Training should focus on the parts of the job that create delays: route discipline, customer communication, service documentation, chemical tracking, and statement closeout. Those are not separate tasks. They are all part of a smoother field operation. When the team understands the system, they can work inside it without improvising every step.

Feedback keeps that system honest. A quick review after the route can reveal patterns that are easy to miss in the moment. Maybe one area consistently causes drive-time problems. Maybe a certain type of account always creates extra follow-up. Maybe a missing note is forcing repeat calls. Those details point directly to the fixes that matter.

The best operations get better because they pay attention to the small things. They do not wait for a major problem to change how they work. They adjust before the waste becomes normal.

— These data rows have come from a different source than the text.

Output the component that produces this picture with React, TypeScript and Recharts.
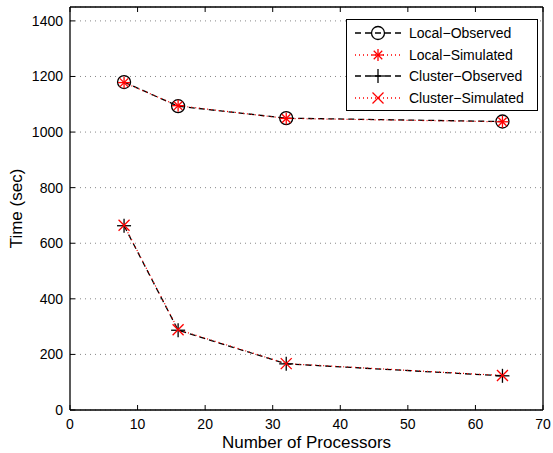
import React from "react";
import {
  LineChart,
  Line,
  XAxis,
  YAxis,
  CartesianGrid,
} from "recharts";

const processors = [8, 16, 32, 64];
const localObserved = [1180, 1093, 1050, 1038];
const localSimulated = [1178, 1095, 1049, 1037];
const clusterObserved = [663, 287, 166, 123];
const clusterSimulated = [665, 289, 167, 124];
const xTicks = [0, 10, 20, 30, 40, 50, 60, 70];
const yTicks = [0, 200, 400, 600, 800, 1000, 1200, 1400];
const seriesNames = [
  "Local\u2212Observed",
  "Local\u2212Simulated",
  "Cluster\u2212Observed",
  "Cluster\u2212Simulated",
];

const data = processors.map((p, i) => ({
  p,
  lo: localObserved[i],
  ls: localSimulated[i],
  co: clusterObserved[i],
  cs: clusterSimulated[i],
}));

const FONT = "'Liberation Sans', Arial, Helvetica, sans-serif";

const CircleMark = ({ cx, cy }: any) => (
  <circle cx={cx} cy={cy} r={6.5} fill="none" stroke="#000" strokeWidth={1.3} />
);
const AsteriskMark = ({ cx, cy }: any) => {
  const r = 6;
  const d = r * 0.7071;
  return (
    <g stroke="#ff0000" strokeWidth={1.3}>
      <line x1={cx - r} y1={cy} x2={cx + r} y2={cy} />
      <line x1={cx} y1={cy - r} x2={cx} y2={cy + r} />
      <line x1={cx - d} y1={cy - d} x2={cx + d} y2={cy + d} />
      <line x1={cx - d} y1={cy + d} x2={cx + d} y2={cy - d} />
    </g>
  );
};
const PlusMark = ({ cx, cy }: any) => {
  const r = 7;
  return (
    <g stroke="#000" strokeWidth={1.3}>
      <line x1={cx - r} y1={cy} x2={cx + r} y2={cy} />
      <line x1={cx} y1={cy - r} x2={cx} y2={cy + r} />
    </g>
  );
};
const XMark = ({ cx, cy }: any) => {
  const r = 5.5;
  return (
    <g stroke="#ff0000" strokeWidth={1.3}>
      <line x1={cx - r} y1={cy - r} x2={cx + r} y2={cy + r} />
      <line x1={cx - r} y1={cy + r} x2={cx + r} y2={cy - r} />
    </g>
  );
};

const BottomTick = ({ x, y, payload }: any) => (
  <g>
    <line x1={x} x2={x} y1={y} y2={y - 5} stroke="#000" />
    <text x={x} y={y + 19} textAnchor="middle" fontSize={14} fontFamily={FONT} fill="#000">
      {payload.value}
    </text>
  </g>
);
const TopTick = ({ x, y }: any) => (
  <line x1={x} x2={x} y1={y} y2={y + 5} stroke="#000" />
);
const LeftTick = ({ x, y, payload }: any) => (
  <g>
    <line x1={x} x2={x + 5} y1={y} y2={y} stroke="#000" />
    <text x={x - 7} y={y + 5} textAnchor="end" fontSize={14} fontFamily={FONT} fill="#000">
      {payload.value}
    </text>
  </g>
);
const RightTick = ({ x, y }: any) => (
  <line x1={x} x2={x - 5} y1={y} y2={y} stroke="#000" />
);

const legendIcons = [
  { color: "#000", dash: "6 4", Mark: CircleMark },
  { color: "#ff0000", dash: "1 3", Mark: AsteriskMark },
  { color: "#000", dash: "6 4", Mark: PlusMark },
  { color: "#ff0000", dash: "1 3", Mark: XMark },
];

export default function App() {
  return (
    <div style={{ position: "absolute", left: 0, top: 0, width: 553, height: 453, background: "#fff" }}>
      <LineChart
        width={553}
        height={453}
        data={data}
        margin={{ top: 0, right: 0, left: 0, bottom: 0 }}
      >
        <CartesianGrid
          vertical={false}
          stroke="#888"
          strokeDasharray="1 4"
          yAxisId="left"
        />
        <XAxis
          xAxisId="bottom"
          dataKey="p"
          type="number"
          domain={[0, 70]}
          ticks={xTicks}
          height={43}
          tickLine={false}
          tickSize={0}
          tickMargin={0}
          axisLine={{ stroke: "#000", strokeWidth: 1.3 }}
          tick={<BottomTick />}
          label={{
            value: "Number of Processors",
            position: "insideBottom",
            offset: 5,
            fontSize: 17,
            fontFamily: FONT,
            fill: "#000",
          }}
        />
        <XAxis
          xAxisId="top"
          orientation="top"
          dataKey="p"
          type="number"
          domain={[0, 70]}
          ticks={xTicks}
          height={7}
          tickLine={false}
          tickSize={0}
          tickMargin={0}
          axisLine={{ stroke: "#000", strokeWidth: 1.3 }}
          tick={<TopTick />}
        />
        <YAxis
          yAxisId="left"
          type="number"
          domain={[0, 1450]}
          ticks={yTicks}
          width={70}
          tickLine={false}
          tickSize={0}
          tickMargin={0}
          axisLine={{ stroke: "#000", strokeWidth: 1.3 }}
          tick={<LeftTick />}
          label={{
            value: "Time (sec)",
            angle: -90,
            position: "insideLeft",
            offset: 16,
            style: { textAnchor: "middle" },
            fontSize: 17,
            fontFamily: FONT,
            fill: "#000",
          }}
        />
        <YAxis
          yAxisId="right"
          orientation="right"
          type="number"
          domain={[0, 1450]}
          ticks={yTicks}
          width={10}
          tickLine={false}
          tickSize={0}
          tickMargin={0}
          axisLine={{ stroke: "#000", strokeWidth: 1.3 }}
          tick={<RightTick />}
        />
        <Line
          xAxisId="bottom"
          yAxisId="left"
          dataKey="lo"
          stroke="#000"
          strokeWidth={1.3}
          strokeDasharray="6 4"
          dot={(p: any) => <CircleMark key={p.index} cx={p.cx} cy={p.cy} />}
          isAnimationActive={false}
        />
        <Line
          xAxisId="bottom"
          yAxisId="left"
          dataKey="ls"
          stroke="#ff0000"
          strokeWidth={1.2}
          strokeDasharray="1 3"
          dot={(p: any) => <AsteriskMark key={p.index} cx={p.cx} cy={p.cy} />}
          isAnimationActive={false}
        />
        <Line
          xAxisId="bottom"
          yAxisId="left"
          dataKey="co"
          stroke="#000"
          strokeWidth={1.3}
          strokeDasharray="6 4"
          dot={(p: any) => <PlusMark key={p.index} cx={p.cx} cy={p.cy} />}
          isAnimationActive={false}
        />
        <Line
          xAxisId="bottom"
          yAxisId="left"
          dataKey="cs"
          stroke="#ff0000"
          strokeWidth={1.2}
          strokeDasharray="1 3"
          dot={(p: any) => <XMark key={p.index} cx={p.cx} cy={p.cy} />}
          isAnimationActive={false}
        />
      </LineChart>
      <div
        style={{
          position: "absolute",
          left: 346,
          top: 19,
          width: 190,
          height: 90,
          border: "1px solid #000",
          background: "#fff",
          fontFamily: FONT,
          fontSize: 14,
        }}
      >
        {seriesNames.map((name, i) => {
          const { color, dash, Mark } = legendIcons[i];
          return (
            <div
              key={name}
              style={{ position: "absolute", left: 0, top: 3 + i * 21.5, height: 20, display: "flex", alignItems: "center" }}
            >
              <svg width={60} height={20} style={{ display: "block" }}>
                <line x1={8} x2={54} y1={10} y2={10} stroke={color} strokeWidth={1.3} strokeDasharray={dash} />
                <Mark cx={31} cy={10} />
              </svg>
              <span style={{ marginLeft: 2, whiteSpace: "nowrap" }}>{name}</span>
            </div>
          );
        })}
      </div>
    </div>
  );
}
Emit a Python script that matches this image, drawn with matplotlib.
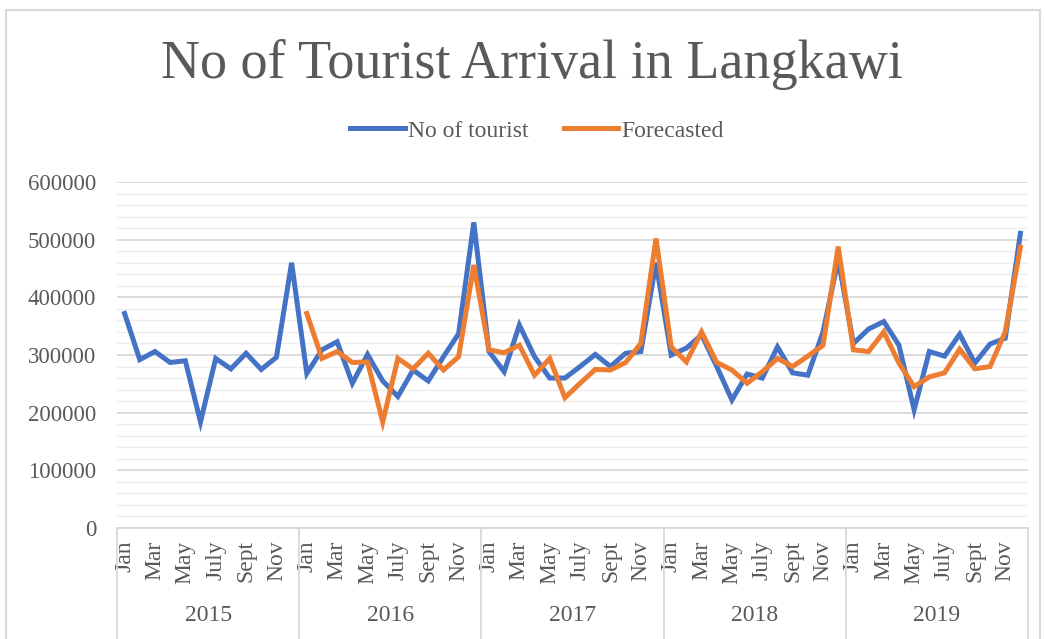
import matplotlib.pyplot as plt
from matplotlib.patches import Rectangle
import matplotlib.transforms as mtransforms
import numpy as np

# Data (values in tourists)
years = ['2015', '2016', '2017', '2018', '2019']
months = ['Jan', 'Feb', 'Mar', 'Apr', 'May', 'Jun', 'July', 'Aug', 'Sept', 'Oct', 'Nov', 'Dec']
shown_months = ['Jan', 'Mar', 'May', 'July', 'Sept', 'Nov']

tourists = [
    372000, 292000, 306000, 287000, 290000, 184000, 294000, 276000, 303000, 275000, 296000, 460000,
    268000, 309000, 323000, 251000, 301000, 255000, 228000, 274000, 255000, 297000, 337000, 530000,
    306000, 271000, 352000, 297000, 260000, 260000, 280000, 301000, 280000, 303000, 306000, 460000,
    300000, 312000, 335000, 280000, 222000, 267000, 260000, 314000, 269000, 265000, 340000, 465000,
    320000, 345000, 358000, 317000, 205000, 306000, 298000, 336000, 286000, 319000, 329000, 511000,
]
forecast = [None] * 12 + [
    372000, 294000, 306000, 287000, 288000, 184000, 294000, 276000, 303000, 274000, 297000, 456000,
    309000, 304000, 317000, 265000, 294000, 226000, 251000, 275000, 274000, 287000, 320000, 502000,
    314000, 288000, 340000, 287000, 274000, 251000, 271000, 294000, 280000, 298000, 317000, 488000,
    309000, 306000, 340000, 286000, 245000, 262000, 269000, 310000, 276000, 280000, 340000, 487000,
]

BLUE = '#4472C4'
ORANGE = '#ED7D31'
TEXT = '#595959'
GRID = '#D9D9D9'
SERIF = ['Liberation Serif', 'DejaVu Serif']

plt.rcParams['font.family'] = SERIF

fig = plt.figure(figsize=(10.45, 6.39), dpi=100)
ax = fig.add_axes([117 / 1045, 1 - 528 / 639, (1028 - 117) / 1045, (528 - 182) / 639])

x = np.arange(len(tourists))
fc = np.array([np.nan if v is None else v for v in forecast], dtype=float)

ax.plot(x, tourists, color=BLUE, lw=3.6, solid_joinstyle='miter', label='No of tourist', zorder=3)
ax.plot(x, fc, color=ORANGE, lw=3.6, solid_joinstyle='miter', label='Forecasted', zorder=4)

ax.set_xlim(-0.5, len(tourists) - 0.5)
ax.set_ylim(0, 600000)

# y axis
ax.set_yticks(np.arange(0, 600001, 100000))
ax.set_yticks(np.arange(0, 600001, 20000), minor=True)
ax.yaxis.grid(True, which='major', color=GRID, lw=1.3)
ax.yaxis.grid(True, which='minor', color='#EDEDED', lw=1.0)
ax.set_axisbelow(True)
ax.tick_params(axis='y', which='both', length=0, pad=15, labelsize=16.5, labelcolor=TEXT)

for side in ['left', 'right', 'top']:
    ax.spines[side].set_visible(False)
ax.spines['bottom'].set_color(GRID)
ax.spines['bottom'].set_linewidth(1.3)

# month labels (every other month) and year group labels
pos = [i for i in x if months[i % 12] in shown_months]
ax.set_xticks(pos)
ax.set_xticklabels([months[i % 12] for i in pos], rotation=90, fontsize=17, color=TEXT)
ax.tick_params(axis='x', length=0, pad=9)

trans = mtransforms.blended_transform_factory(ax.transData, ax.transAxes)
for k, yr in enumerate(years):
    ax.text(k * 12 + 5.5, -0.253, yr, transform=trans, ha='center', va='center',
            fontsize=17, color=TEXT)
for k in range(len(years) + 1):
    ax.plot([k * 12 - 0.5, k * 12 - 0.5], [0, -0.33], transform=trans, color=GRID,
            lw=1.3, clip_on=False)

# title and legend
fig.text(532 / 1045, 1 - 65 / 639, 'No of Tourist Arrival in Langkawi', ha='center',
         va='center', fontsize=39, color=TEXT)
fig.legend(loc='center', bbox_to_anchor=(537 / 1045, 1 - 131 / 639), ncol=2, frameon=False,
           fontsize=17, handlelength=2.3, handletextpad=0.13, columnspacing=1.5,
           labelcolor=TEXT)

# chart frame
fig.patches.append(Rectangle((6 / 1045, -0.1), (1040 - 6) / 1045, 1.1 - 10 / 639,
                             transform=fig.transFigure, fill=False, edgecolor=GRID, lw=1.5))

fig.savefig('out.png', dpi=100)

Make the End of the Day Easier to Close

The fastest way home is a day that closes cleanly. That means the route is organized, the statement is current, the notes are saved, and the customer knows what happened. If those pieces are handled during the day, the end of the day does not become a second shift.

EZ Pool Biller supports that kind of finish because it combines the core parts of pool service management in one system. Billing, routing, chemical tracking, mobile access, reports, payroll, QuickBooks integration, and the customer portal all work together to reduce the handoffs that slow field teams down. That is what makes it more than a back-office tool. It is the structure that helps the whole day run better.

If you want to get home earlier, start by tightening the route, trimming the back-and-forth, and giving technicians the tools to close out work on the spot. Once the day is built around those habits, earlier nights become much more realistic.